Artificial Intelligence for Healthcare and Life Sciences

Large amount of health care and life sciences data of different types has become increasingly available: clinical encounters, lab results, diagnostics, medications, genomics, and increasingly, physiological, lifestyle, social behavioral and environmental data. AI for Health care and Life Sciences is all about enabling the journey from such data to meaningful insights to drive improved health and wellness outcomes. One particularly area what AI can make significant impact is in the accelerated discovery of therapeutics and biomarkers. At IBM Research we have been systematically developing advanced artificial intelligence and data science methodologies for health care and life sciences, ranging from intelligent data preparation and pattern extraction to complex models for actionable insights generation.  These methodologies have been applied to a wide range of use cases and disease areas. I will discuss these methods and use cases, lessons learned and important future directions.

Xuming He, PhD.

Discussant: Xuming He, PhD

H.C. Carver Professor of Statistics
Department of Statistics
University of Michigan

Biography

Xuming He is H.C. Carver Collegiate Professor of Statistics, University of Michigan. He currently serves as President-Elect of the International Statistical Institute (ISI).

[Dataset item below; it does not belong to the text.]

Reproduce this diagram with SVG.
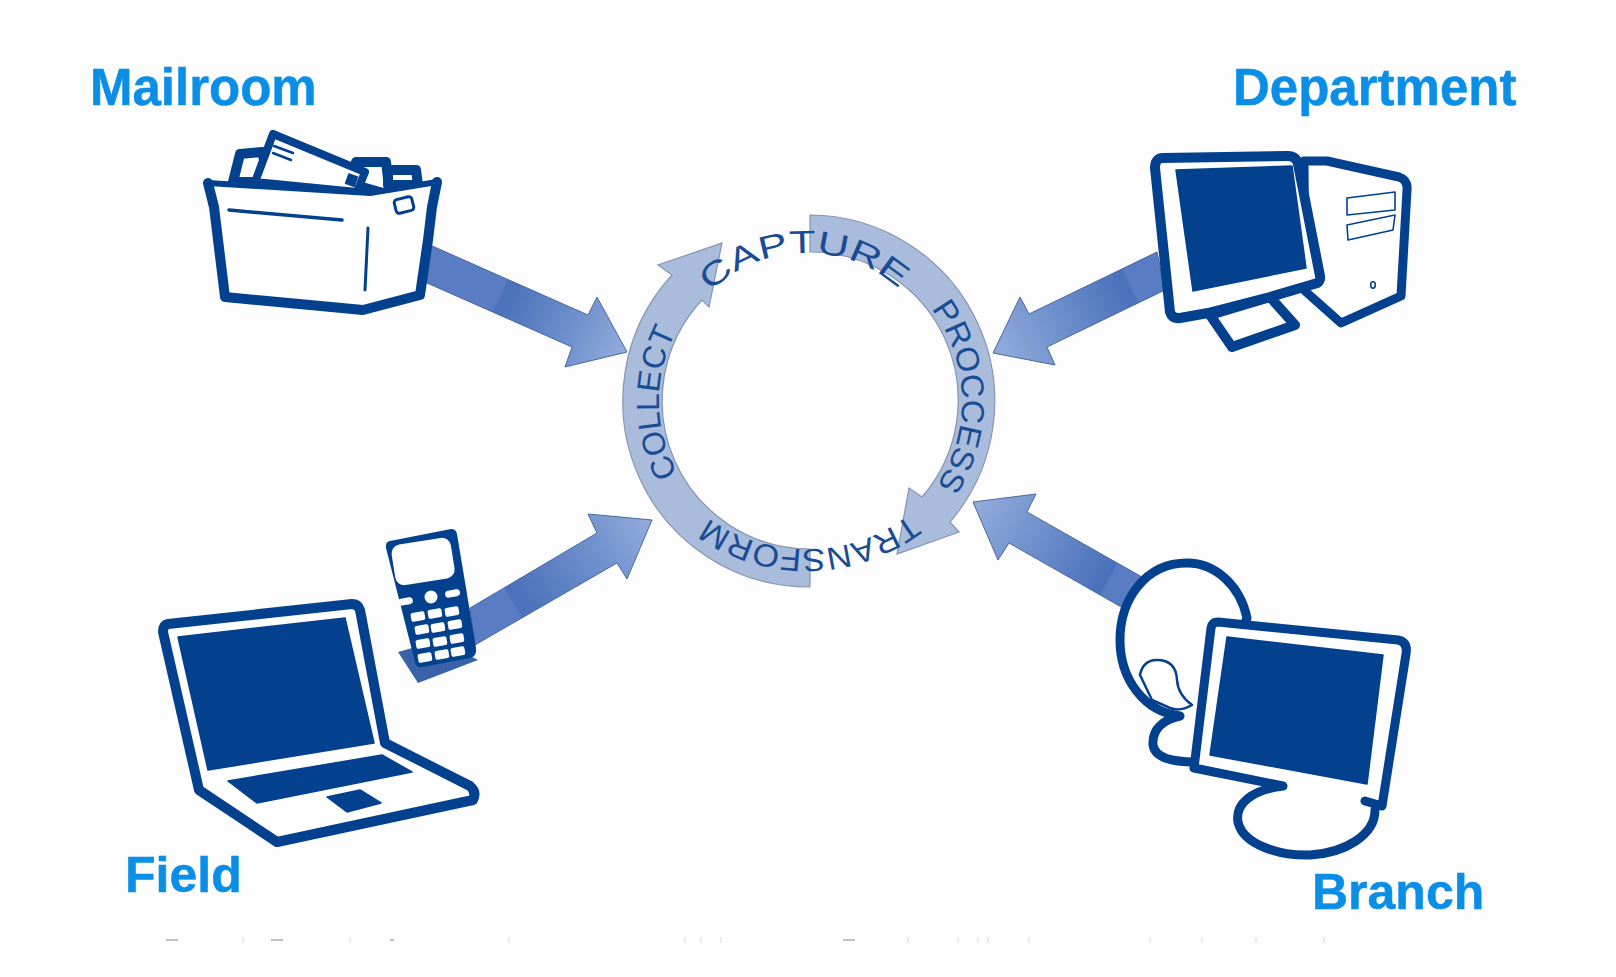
<svg xmlns="http://www.w3.org/2000/svg" xmlns:xlink="http://www.w3.org/1999/xlink" width="1616" height="977" viewBox="0 0 1616 977">
<style>
.lbl{font-family:"Liberation Sans",Arial,sans-serif;font-weight:700;font-size:51px;fill:#0b8fe6;stroke:#0b8fe6;stroke-width:.5}
.ring{fill:#a9bcdc;stroke:#8795b0;stroke-width:1.2}
.rt{font-family:"Liberation Sans",Arial,sans-serif;font-size:32px;fill:#1a4c94}
.ol{fill:#fff;stroke:#03418e;stroke-width:10;stroke-linejoin:round;stroke-linecap:round}
.th{fill:none;stroke:#03418e;stroke-linecap:round;stroke-linejoin:round}
.dk{fill:#03418e;stroke:#03418e;stroke-width:1.5;stroke-linejoin:round}
.key{fill:#fff}
.arw{stroke:#4a68a0;stroke-width:1}
</style>
<defs>
<linearGradient id="g1" gradientUnits="userSpaceOnUse" x1="430" y1="263" x2="627" y2="352"><stop offset="0" stop-color="#5a7cc2"/><stop offset=".35" stop-color="#5a7cc2"/><stop offset=".37" stop-color="#4a70ba"/><stop offset=".72" stop-color="#6f90cc"/><stop offset="1" stop-color="#93acdb"/></linearGradient>
<linearGradient id="g2" gradientUnits="userSpaceOnUse" x1="1160" y1="271" x2="993" y2="353"><stop offset="0" stop-color="#5a7cc2"/><stop offset=".17" stop-color="#5a7cc2"/><stop offset=".19" stop-color="#4a70ba"/><stop offset=".62" stop-color="#6f90cc"/><stop offset="1" stop-color="#93acdb"/></linearGradient>
<linearGradient id="g3" gradientUnits="userSpaceOnUse" x1="472" y1="627" x2="652" y2="520"><stop offset="0" stop-color="#5a7cc2"/><stop offset=".22" stop-color="#5a7cc2"/><stop offset=".24" stop-color="#4a70ba"/><stop offset=".68" stop-color="#6f90cc"/><stop offset="1" stop-color="#93acdb"/></linearGradient>
<linearGradient id="g4" gradientUnits="userSpaceOnUse" x1="1133" y1="592" x2="973" y2="502"><stop offset="0" stop-color="#5a7cc2"/><stop offset=".14" stop-color="#5a7cc2"/><stop offset=".16" stop-color="#4a70ba"/><stop offset=".6" stop-color="#6f90cc"/><stop offset="1" stop-color="#93acdb"/></linearGradient>
<path id="pCap" d="M710,292A138,138 0 0 1 908,298"/>
<path id="pPro" d="M931.2,308.9A153,153 0 0 1 926.2,499.3"/>
<path id="pTra" d="M910,514A170,170 0 0 1 703,514"/>
<path id="pCol" d="M677.8,473.7A150,150 0 0 1 686.1,315"/>
</defs>
<rect width="1616" height="977" fill="#fdfdfe"/>

<g id="connectors">
<path class="arw" fill="url(#g1)" d="M430,245L588,315L597,297L627,352L565,367L572,347L427,283Z"/>
<path class="arw" fill="url(#g2)" d="M1157,252L1029,314L1020,297L993,353L1055,365L1047,347L1165,290Z"/>
<path class="arw" fill="url(#g3)" d="M470,608L597,533L588,514L652,520L627,579L617,563L475,645Z"/>
<path fill="#3a62a8" d="M398,652L418,683L478,660L440,640Z"/>
<path class="arw" fill="url(#g4)" d="M1142,577L1027,512L1036,494L973,502L998,560L1009,543L1123,608Z"/>
</g>

<g id="cycle">
<path class="ring" d="M810,215A186,186 0 0 1 950,522L959,532L897,554L909,488L922,497A148,148 0 0 0 810,252Z"/>
<path class="ring" d="M810,587A186,186 0 0 1 672,275L658,265L722,243L709,307L702,300A148,148 0 0 0 810,549Z"/>
<text class="rt"><textPath href="#pCap" xlink:href="#pCap" textLength="208" lengthAdjust="spacingAndGlyphs">CAPTURE</textPath></text>
<text class="rt"><textPath href="#pPro" xlink:href="#pPro" textLength="188" lengthAdjust="spacingAndGlyphs">PROCCESS</textPath></text>
<text class="rt"><textPath href="#pTra" xlink:href="#pTra" textLength="216" lengthAdjust="spacingAndGlyphs">TRANSFORM</textPath></text>
<text class="rt"><textPath href="#pCol" xlink:href="#pCol" textLength="148" lengthAdjust="spacingAndGlyphs">COLLECT</textPath></text>
</g>

<g id="mailroom">
<text class="lbl" x="90" y="105">Mailroom</text>
<path class="ol" d="M233,182L240,154L262,152L270,182Z"/>
<path class="ol" d="M355,185L356,162L386,162L390,195Z"/>
<path class="ol" d="M388,185L388,170L416,170L418,185Z"/>
<path class="ol" style="stroke-width:8" d="M255,182L273,134L365,172L357,192Z"/>
<path class="th" stroke-width="2.5" d="M274,146L293,153M273,153L291,160"/>
<rect class="dk" x="347" y="175" width="9" height="10" transform="rotate(20 351 180)"/>
<path fill="#fff" d="M208,183L370,193L437,182L430,240L420,295L363,310L225,297L214,207Z"/>
<path class="th" stroke-width="10" d="M208,183L214,207L225,297L363,310L420,295L428,240L432,207L437,182"/>
<path class="th" stroke-width="6" d="M208,183L370,193L437,182"/>
<path class="th" stroke-width="3.5" d="M229,210L342,220"/>
<path class="th" stroke-width="3" d="M368,228L365,290"/>
<rect x="395" y="198" width="18" height="14" rx="3" fill="#fff" stroke="#03418e" stroke-width="3" transform="rotate(-14 404 205)"/>
</g>

<g id="department">
<text class="lbl" x="1233" y="105">Department</text>
<path class="ol" style="stroke-width:9" d="M1304,161L1327,161L1399,177Q1408,180 1407,190L1401,296L1341,323L1305,291Z"/>
<path class="th" stroke-width="1.6" d="M1347,198L1395,192L1395,210L1347,215ZM1347,225L1395,215L1393,230L1348,240Z"/>
<ellipse cx="1373" cy="285" rx="2.3" ry="3.2" fill="none" stroke="#03418e" stroke-width="1.6"/>
<path class="ol" d="M1210,315L1232,347L1295,325L1270,297Z"/>
<path class="ol" d="M1163,158L1288,156Q1296,156 1298,164L1320,276Q1321,283 1314,284L1270,297L1208,313L1180,318Q1172,319 1170,312L1155,168Q1155,158 1163,158Z"/>
<path class="dk" d="M1176,170L1292,166L1306,268L1193,291Z"/>
</g>

<g id="field">
<text class="lbl" x="125" y="892" style="font-size:50px">Field</text>
<path class="ol" d="M168,624L352,604Q358,604 360,610L385,743L470,786Q477,792 473,800L277,842L199,790L163,632Q163,625 168,624Z"/>
<path class="dk" d="M178,637L345,618L374,743L208,770Z"/>
<path class="dk" d="M228,781L382,755L412,772L257,803Z"/>
<path class="dk" d="M327,797L360,790L381,803L347,812Z"/>
<path d="M390,541L451,529Q456,529 457,534L476,648Q477,656 470,658L422,667Q416,668 415,662L386,548Q385,542 390,541Z" fill="#03418e"/>
<rect class="key" x="393" y="541" width="60" height="41" rx="9" transform="rotate(-9 423 561)"/>
<g class="key">
<rect x="398" y="598" width="15" height="7" rx="3.5" transform="rotate(-10 405 602)"/>
<circle cx="431" cy="597" r="6.5"/>
<rect x="445" y="590" width="15" height="7" rx="3.5" transform="rotate(-10 452 593)"/>
<rect x="411" y="612" width="14" height="9" rx="2" transform="rotate(-10 418 617)"/>
<rect x="428" y="609" width="14" height="9" rx="2" transform="rotate(-10 435 614)"/>
<rect x="445" y="607" width="14" height="9" rx="2" transform="rotate(-10 452 612)"/>
<rect x="415" y="625" width="14" height="9" rx="2" transform="rotate(-10 422 630)"/>
<rect x="431" y="623" width="14" height="9" rx="2" transform="rotate(-10 438 628)"/>
<rect x="448" y="620" width="14" height="9" rx="2" transform="rotate(-10 455 625)"/>
<rect x="416" y="639" width="14" height="9" rx="2" transform="rotate(-10 423 644)"/>
<rect x="433" y="637" width="14" height="9" rx="2" transform="rotate(-10 440 642)"/>
<rect x="450" y="634" width="14" height="9" rx="2" transform="rotate(-10 457 639)"/>
<rect x="418" y="653" width="14" height="9" rx="2" transform="rotate(-10 425 658)"/>
<rect x="435" y="650" width="14" height="9" rx="2" transform="rotate(-10 442 655)"/>
<rect x="451" y="647" width="14" height="9" rx="2" transform="rotate(-10 458 652)"/>
</g>
</g>

<g id="branch">
<text class="lbl" x="1312" y="909" style="font-size:50px">Branch</text>
<path class="ol" style="stroke-width:9" d="M1247,618C1240,585 1215,563 1187,563C1145,563 1120,600 1120,640C1120,680 1145,712 1180,716C1162,720 1152,730 1153,745C1155,758 1172,762 1195,762L1215,700Z"/>
<path class="th" stroke-width="2.5" d="M1152,700L1140,675Q1143,660 1157,660Q1176,660 1177,680Q1178,695 1192,705Q1180,712 1170,708Z"/>
<path fill="#fff" d="M1212,622L1398,640L1406,652L1382,806L1375,812C1375,835 1345,853 1310,855C1280,856 1243,845 1238,822C1235,805 1250,792 1283,786L1194,768Z"/>
<path class="th" stroke-width="9" d="M1365,801L1382,806L1406,654Q1408,642 1398,640L1218,622Q1212,622 1211,628L1194,768L1283,786C1250,790 1235,805 1238,822C1243,845 1280,856 1310,855C1345,853 1375,835 1375,810"/>
<path class="dk" d="M1227,637L1383,655L1367,784L1210,755Z"/>
</g>

<g id="caption-residue">
<path fill="none" stroke="#777" stroke-width="1.4" opacity=".6" d="M166,940h12M271,940h12M390,940h4M843,940h12"/>
<path fill="none" stroke="#aaa" stroke-width="1" opacity=".4" d="M243,937v6M350,937v6M509,937v6M685,937v6M701,937v6M721,937v6M908,937v6M958,937v6M978,937v6M988,937v6M1029,937v6M1150,937v6M1202,937v6M1256,937v6M1324,937v6"/>
</g>
</svg>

He is an internationally recognized leader in statistics who has published extensively on robust and trustworthy statistical inference as well as applications to biosciences, climate studies, and concussion research. He is an elected Fellow of the American Statistical Association (ASA), the Institute of Mathematical Statistics (IMS), and the American Association for the Advancement of Science (AAAS). He has been honored by the Founders Award (2021) from the ASA, Harry C. Carver Medal (2022) from the IMS, Distinguished Achievement Award (2015) from the International Chinese Statistical Association, and the IMS Medallion Lectureship (2007).